Representantes de las Iglesias católica y protestante en Alemania subrayaron que la violencia nunca puede ser una respuesta a un debate de ideas, recordando que la fe cristiana se construye sobre el respeto y el amor al prójimo. En la prensa, algunos editoriales insistieron en que la polarización estadounidense no debería importarse acríticamente a Europa, mientras que otros señalaron que la figura de Charlie refleja la fractura cultural de nuestro tiempo.

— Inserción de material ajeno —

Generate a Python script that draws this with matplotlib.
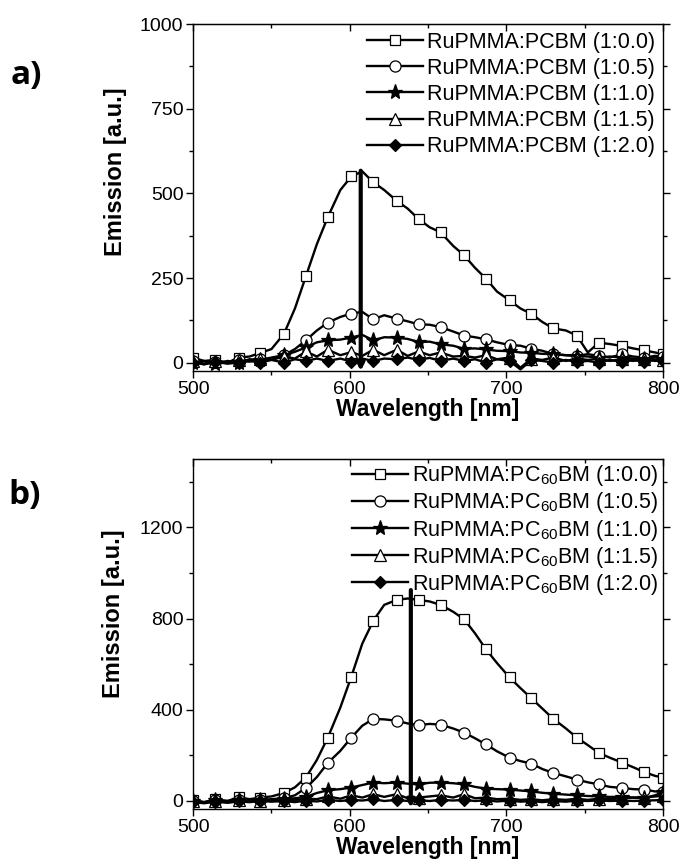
import numpy as np
import matplotlib
matplotlib.use('Agg')
import matplotlib.pyplot as plt
from matplotlib.ticker import MultipleLocator

plt.rcParams['font.family'] = ['Liberation Sans', 'DejaVu Sans']
plt.rcParams['mathtext.fontset'] = 'custom'
plt.rcParams['mathtext.rm'] = 'Liberation Sans'
plt.rcParams['mathtext.it'] = 'Liberation Sans'

# wavelength grid (nm)
wl = [500, 507, 514, 522, 529, 536, 543, 550, 558, 565, 572, 579, 586, 594, 601,
      608, 615, 622, 630, 637, 644, 651, 658, 666, 673, 680, 687, 694, 702, 709,
      716, 723, 730, 738, 745, 752, 759, 766, 774, 781, 788, 795, 800]

ratios = ['1:0.0', '1:0.5', '1:1.0', '1:1.5', '1:2.0']

# panel a) RuPMMA:PCBM
a_00 = [15, 5, 8, 0, 15, 18, 29, 40, 85, 160, 255, 350, 430, 510, 550,
        565, 533, 510, 478, 455, 424, 400, 385, 345, 317, 280, 248, 210, 184, 160,
        144, 120, 101, 95, 80, 30, 59, 55, 49, 42, 36, 30, 25]
a_05 = [5, -5, 3, 0, 8, 5, 12, 10, 22, 40, 66, 95, 118, 135, 145,
        150, 128, 140, 130, 122, 113, 112, 105, 92, 80, 75, 69, 60, 52, 50,
        41, 35, 25, 22, 20, 25, 20, 15, 25, 18, 15, 20, 18]
a_10 = [0, 5, -3, 5, 0, 10, 8, 15, 22, 32, 45, 60, 66, 68, 74,
        82, 66, 75, 74, 70, 61, 62, 54, 50, 41, 42, 39, 35, 34, 30,
        29, 26, 25, 22, 20, 18, 15, 18, 15, 12, 10, 15, 12]
a_15 = [5, -3, 5, -2, 8, 3, 12, 8, 18, 12, 33, 18, 38, 22, 31,
        20, 38, 22, 38, 20, 33, 22, 30, 18, 20, 15, 22, 10, 15, -15,
        12, 8, 15, 5, 12, 8, 12, 5, 10, 5, 10, 5, 8]
a_20 = [0, -5, 2, -3, 0, 5, 0, 8, 0, 10, 5, 12, 5, 12, 3,
        12, 5, 12, 10, 15, 8, 14, 5, 12, 5, 10, 0, 10, 5, -20,
        8, 5, 0, 8, 2, 5, 0, 8, 2, 8, 3, 8, 5]

# panel b) RuPMMA:PC60BM
b_00 = [5, -5, 7, 0, 17, 8, 15, 20, 35, 60, 103, 180, 278, 410, 545,
        690, 790, 860, 882, 888, 882, 875, 860, 830, 797, 735, 665, 605, 542, 495,
        450, 405, 360, 318, 278, 245, 211, 190, 168, 148, 127, 110, 103]
b_05 = [0, -8, 3, -2, 5, 0, 5, 8, 12, 25, 57, 105, 167, 220, 278,
        330, 360, 358, 352, 340, 333, 338, 335, 318, 300, 275, 248, 218, 190, 175,
        164, 140, 123, 108, 94, 82, 73, 62, 57, 52, 50, 42, 40]
b_10 = [0, -5, 3, 0, 5, 2, 5, 3, 8, 12, 18, 35, 47, 52, 59,
        70, 81, 78, 81, 76, 73, 80, 81, 78, 73, 62, 54, 52, 50, 46,
        42, 36, 32, 28, 25, 22, 20, 18, 18, 15, 13, 25, 38]
b_15 = [0, -8, 2, -3, 3, 0, 2, 0, 5, 3, 10, 8, 20, 10, 25,
        15, 30, 18, 30, 12, 15, 20, 25, 15, 30, 12, 15, 8, 10, 5,
        8, 3, 8, 5, 10, 5, 10, 8, 12, 15, 15, 20, 22]
b_20 = [-5, -10, -3, -8, -2, -5, 0, -3, 0, -5, 2, -2, 5, 0, 5,
        2, 8, 0, 5, 0, 3, 0, 5, 2, 5, 0, 3, -2, 2, -3,
        0, -5, 0, -3, 2, 0, 3, 0, 2, 0, 2, 3, 5]

# arrows (x, y_top, y_bottom)
arrow_a = (607, 567, -25)
arrow_b = (639, 925, -30)

markers = [('s', 'white', 6.5), ('o', 'white', 8), ('*', 'black', 11),
           ('^', 'white', 8), ('D', 'black', 6.5)]


def panel(ax, series, labels, ylim, ymajor, yminor, arrow, lspace, bpad):
    for y, lab, (m, fc, ms) in zip(series, labels, markers):
        ax.plot(wl, y, color='black', lw=1.7, marker=m, markerfacecolor=fc,
                markeredgecolor='black', markeredgewidth=0.9, ms=ms,
                markevery=(0, 2), label=lab)
    ax.annotate('', xy=(arrow[0], arrow[2]), xytext=(arrow[0], arrow[1]),
                arrowprops=dict(arrowstyle='-|>', lw=3, color='black',
                                mutation_scale=10, shrinkA=0, shrinkB=0))
    ax.set_xlim(500, 800)
    ax.set_ylim(*ylim)
    ax.xaxis.set_major_locator(MultipleLocator(100))
    ax.xaxis.set_minor_locator(MultipleLocator(50))
    ax.yaxis.set_major_locator(MultipleLocator(ymajor))
    ax.yaxis.set_minor_locator(MultipleLocator(yminor))
    ax.tick_params(which='both', direction='out', labelsize=14, pad=2,
                   right=True, width=1)
    ax.tick_params(which='major', length=5)
    ax.tick_params(which='minor', length=3)
    top = ax.secondary_xaxis('top')
    top.xaxis.set_major_locator(MultipleLocator(100))
    top.xaxis.set_minor_locator(MultipleLocator(50))
    top.tick_params(which='both', direction='in', labeltop=False, width=1)
    top.tick_params(which='major', length=5)
    top.tick_params(which='minor', length=3)
    for s in ax.spines.values():
        s.set_linewidth(1.0)
    ax.set_xlabel('Wavelength [nm]', fontsize=16.5, fontweight='bold', labelpad=0)
    ax.set_ylabel('Emission [a.u.]', fontsize=17, fontweight='bold')
    ax.legend(loc='upper right', frameon=False, fontsize=15.5, handlelength=2.6,
              handletextpad=0.2, labelspacing=lspace, borderaxespad=0.1,
              borderpad=bpad)


fig = plt.figure(figsize=(6.8, 8.63), dpi=100)
ax1 = fig.add_axes([0.284, 0.570, 0.691, 0.402])
ax2 = fig.add_axes([0.284, 0.0626, 0.691, 0.4056])

labels_a = ['RuPMMA:PCBM (%s)' % r for r in ratios]
labels_b = ['RuPMMA:PC$_{60}$BM (%s)' % r for r in ratios]

panel(ax1, [a_00, a_05, a_10, a_15, a_20], labels_a, (-25, 1000), 250, 125,
      arrow_a, 0.24, 0.25)
panel(ax2, [b_00, b_05, b_10, b_15, b_20], labels_b, (-35, 1500), 400, 200,
      arrow_b, 0.1, 0.1)

ax1.yaxis.set_label_coords(-0.14, 0.576)
ax2.yaxis.set_label_coords(-0.145, 0.557)

fig.text(0.016, 0.913, 'a)', fontsize=24, fontweight='bold', family='Open Sans',
         va='center')
fig.text(0.013, 0.426, 'b)', fontsize=24, fontweight='bold', family='Open Sans',
         va='center')

fig.savefig('out.png', dpi=100)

En la sociedad civil, asociaciones juveniles expresaron…
Esto fue un ataque a la libertad de expresión, al derecho de un joven a defender una visión de la humanidad.

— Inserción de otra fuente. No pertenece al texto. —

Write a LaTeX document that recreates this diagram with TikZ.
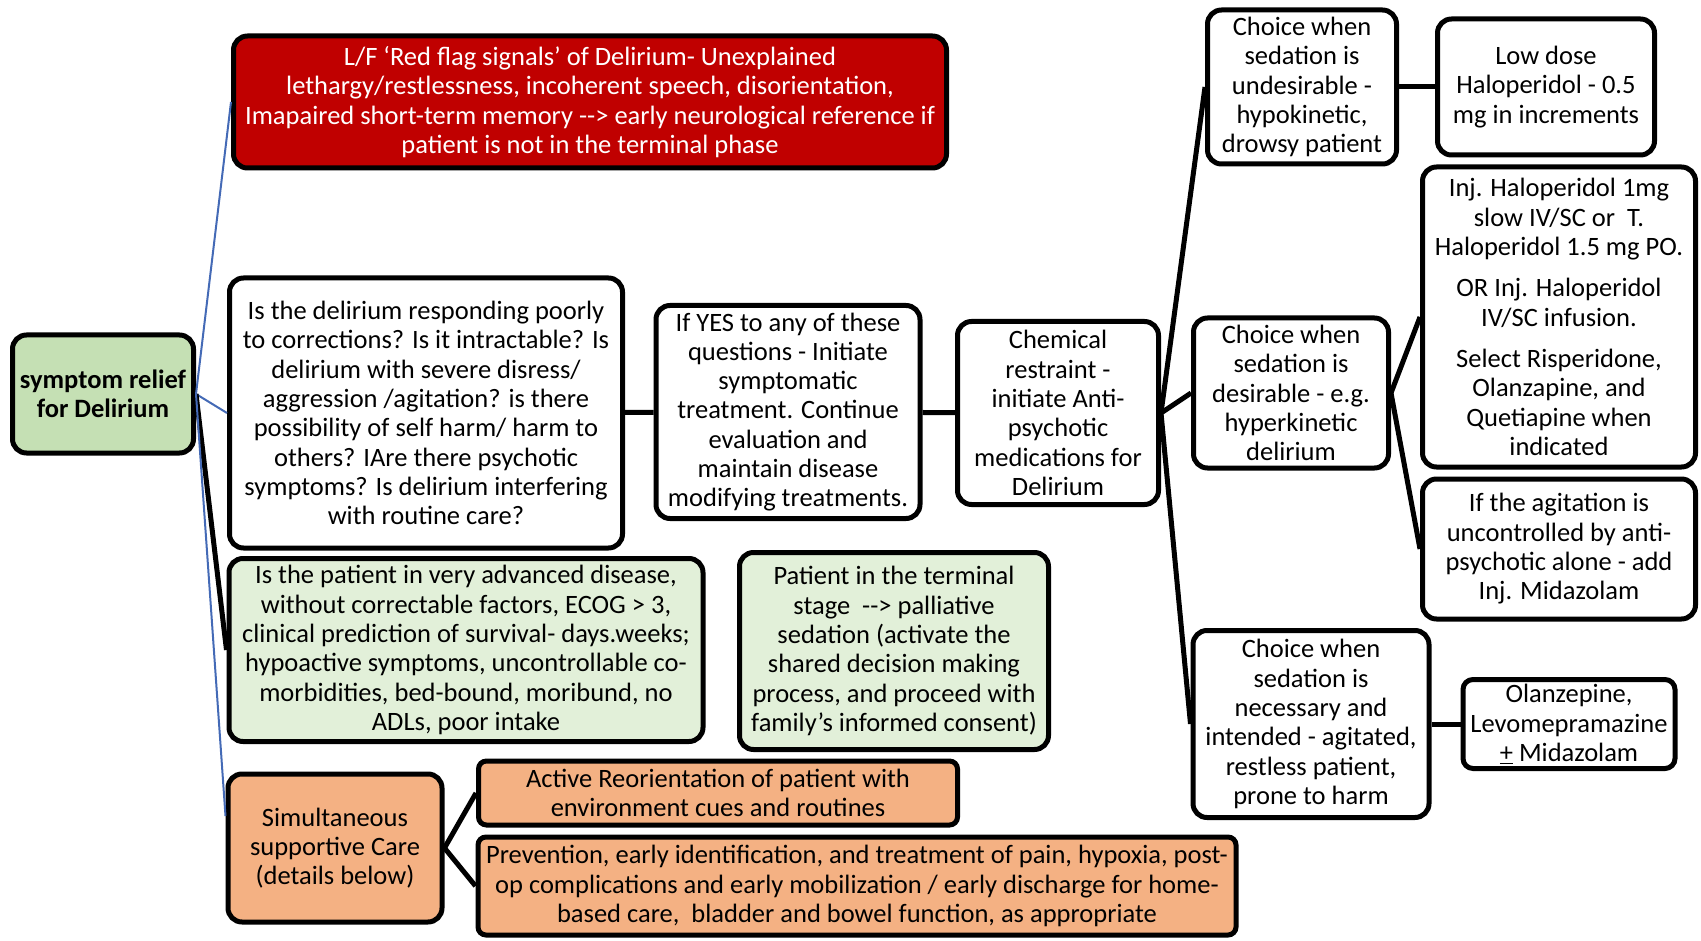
\documentclass[tikz,border=0pt]{standalone}
\usepackage{fontspec}
\setmainfont{Carlito}
\definecolor{flagred}{RGB}{192,0,0}
\definecolor{rootgreen}{RGB}{197,224,180}
\definecolor{palegreen}{RGB}{226,240,217}
\definecolor{careorange}{RGB}{244,177,131}
\definecolor{linkblue}{RGB}{68,106,182}
\begin{document}
\begin{tikzpicture}[x=1pt, y=-1pt,
  box/.style={draw, line width=5pt, rounded corners=14pt, align=center, inner sep=2pt,
    font=\fontsize{26.5}{29.3}\selectfont},
  link/.style={draw, line width=5pt},
  bluelink/.style={draw, linkblue, line width=2pt}]
\useasboundingbox (0,0) rectangle (1701,941);

% main branch
\node[box, fill=rootgreen, minimum width=181, minimum height=118, font=\fontsize{26.5}{29.3}\selectfont\bfseries] (root) at (103,394) {symptom relief\\for Delirium};
\node[box, fill=flagred, text=white, minimum width=713, minimum height=132] (flag) at (590,102) {L/F ‘Red flag signals’ of Delirium- Unexplained\\lethargy/restlessness, incoherent speech, disorientation,\\Imapaired short-term memory -{}-> early neurological reference if\\patient is not in the terminal phase};
\node[box, minimum width=393, minimum height=270] (quest) at (426,413) {Is the delirium responding poorly\\to corrections? Is it intractable? Is\\delirium with severe disress/\\aggression /agitation? is there\\possibility of self harm/ harm to\\others? IAre there psychotic\\symptoms? Is delirium interfering\\with routine care?};
\node[box, minimum width=264, minimum height=213] (yes) at (788,412) {If YES to any of these\\questions - Initiate\\symptomatic\\treatment. Continue\\evaluation and\\maintain disease\\modifying treatments.};
\node[box, minimum width=201, minimum height=183] (chem) at (1058,413) {Chemical\\restraint -\\initiate Anti-\\psychotic\\medications for\\Delirium};

% choices
\node[box, minimum width=189, minimum height=154] (undes) at (1302,87) {Choice when\\sedation is\\undesirable -\\hypokinetic,\\drowsy patient};
\node[box, minimum width=217, minimum height=136] (lowdose) at (1546,87) {Low dose\\Haloperidol - 0.5\\mg in increments};
\node[box, minimum width=195, minimum height=150] (desir) at (1291,393) {Choice when\\sedation is\\desirable - e.g.\\hyperkinetic\\delirium};
\node[box, minimum width=273, minimum height=300] (halo) at (1559,317) {Inj. Haloperidol 1mg\\slow IV/SC or\ \ T.\\Haloperidol 1.5 mg PO.\\[12pt]OR Inj. Haloperidol\\IV/SC infusion.\\[12pt]Select Risperidone,\\Olanzapine, and\\Quetiapine when\\indicated};
\node[box, minimum width=273, minimum height=140] (agit) at (1559,549) {If the agitation is\\uncontrolled by anti-\\psychotic alone - add\\Inj. Midazolam};
\node[box, minimum width=236, minimum height=187] (neces) at (1311,724) {Choice when\\sedation is\\necessary and\\intended - agitated,\\restless patient,\\prone to harm};
\node[box, minimum width=212, minimum height=89, rounded corners=10pt] (olanz) at (1569,724) {Olanzepine,\\Levomepramazine\\\underline{+} Midazolam};

% terminal phase
\node[box, fill=palegreen, minimum width=474, minimum height=183] (ecog) at (466,650) {Is the patient in very advanced disease,\\without correctable factors, ECOG > 3,\\clinical prediction of survival- days.weeks;\\hypoactive symptoms, uncontrollable co-\\morbidities, bed-bound, moribund, no\\ADLs, poor intake};
\node[box, fill=palegreen, minimum width=309, minimum height=197] (term) at (894,651) {Patient in the terminal\\stage\ \ -{}-> palliative\\sedation (activate the\\shared decision making\\process, and proceed with\\family's informed consent)};

% supportive care
\node[box, fill=careorange, minimum width=214, minimum height=148] (simul) at (335,848) {Simultaneous\\supportive Care\\(details below)};
\node[box, fill=careorange, minimum width=479, minimum height=64, rounded corners=8pt] (reor) at (718,793) {Active Reorientation of patient with\\environment cues and routines};
\node[box, fill=careorange, minimum width=758, minimum height=98, rounded corners=8pt] (prev) at (857,886) {Prevention, early identification, and treatment of pain, hypoxia, post-\\op complications and early mobilization / early discharge for home-\\based care,\ \ bladder and bowel function, as appropriate};

\path[bluelink] (root.east) -- (flag.west);
\path[bluelink] (root.east) -- (quest.west);
\path[link] (root.east) -- (ecog.west);
\path[bluelink] (root.east) -- ([yshift=32pt]simul.west);
\path[link] (quest) -- (yes);
\path[link] (yes) -- (chem);
\path[link] (chem.east) -- (undes.west);
\path[link] (chem.east) -- (desir.west);
\path[link] (chem.east) -- (neces.west);
\path[link] (undes) -- (lowdose);
\path[link] (desir.east) -- (halo.west);
\path[link] (desir.east) -- (agit.west);
\path[link] (neces) -- (olanz);
\path[link] (simul.east) -- (reor.west);
\path[link] (simul.east) -- (prev.west);
\end{tikzpicture}
\end{document}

Charlie no era un agitador callejero. Tenía carisma, pero sobre todo tenía preguntas. No buscaba plataformas; era invitado. Y una vez allí, entablaba diálogo, provocaba reflexión y removía conciencias.
En esto se parecía a Sócrates: no ofrecía respuestas fáciles, sino preguntas incómodas. Y, como al filósofo ateniense, su valentía le costó la vida.
Pero aquí reside el peligro: confundir la búsqueda personal de la verdad con verdades políticas. Cuando la verdad se convierte en un instrumento partidista, su significado original se corrompe. Ese es quizá el mayor desafío de nuestro tiempo: mantener la investigación honesta separada del uso ideológico. No olvidemos que el psiquiatra austríaco Viktor Frankl reclamó la necesidad de una “Estatua de la Responsabilidad” para la Costa Oeste.
Vivimos en una época en la que defender públicamente el cristianismo se ha vuelto incómodo. Quien afirma que existe una verdad sobre el ser humano corre el riesgo de la burla, la agresión, incluso la violencia. Como advirtió recientemente la socióloga Jutta Allmendinger, la polarización nace de la desinformación: las personas permanecen en sus guetos y sus opiniones no cruzan fronteras. En este contexto, el asesinato no puede instrumentalizarse para justificar abusos que penalicen la libertad de expresión. En Alemania, somos más amigos del “sowohl als auch” (tanto una cosa como la otra).
El telón de fondo es claro: si eliminamos a Dios, como advirtió Viktor Frankl, el ser humano queda reducido a un “proceso de oxidación”. Y sin trascendencia, la educación degenera en relativismo o cinismo.
Charlie lo intuía: la indignación no basta; hay que formar. La educación es un acto de amor intelectual y social. Significa dotar a otros de criterios, razones y argumentos claros. Significa enseñar a distinguir la verdad de la opinión en medio del ruido de las fake news y la polarización.
Como nos recordó Benedicto XVI: «No hay una configuración positiva del mundo cuando las almas son degradadas».
El fenómeno Charlie Klirk es un reflejo de los tiempos que vivimos. Hace apenas unas semanas, casi nadie en Europa había oído hablar de él. Hoy su figura despierta pasiones, debates y controversias. El tiempo dirá en qué tipo de símbolo se convertirá.
Lo que merece ser recordado, más allá de toda disputa partidista, es su deseo de ir a la raíz de las cosas y su constante invitación al diálogo. Eso es lo que nos interpela: ¿seremos capaces, también en Alemania y en Europa, de abrir un punto de inflexión cultural y espiritual que dé sentido al sacrificio de Charlie?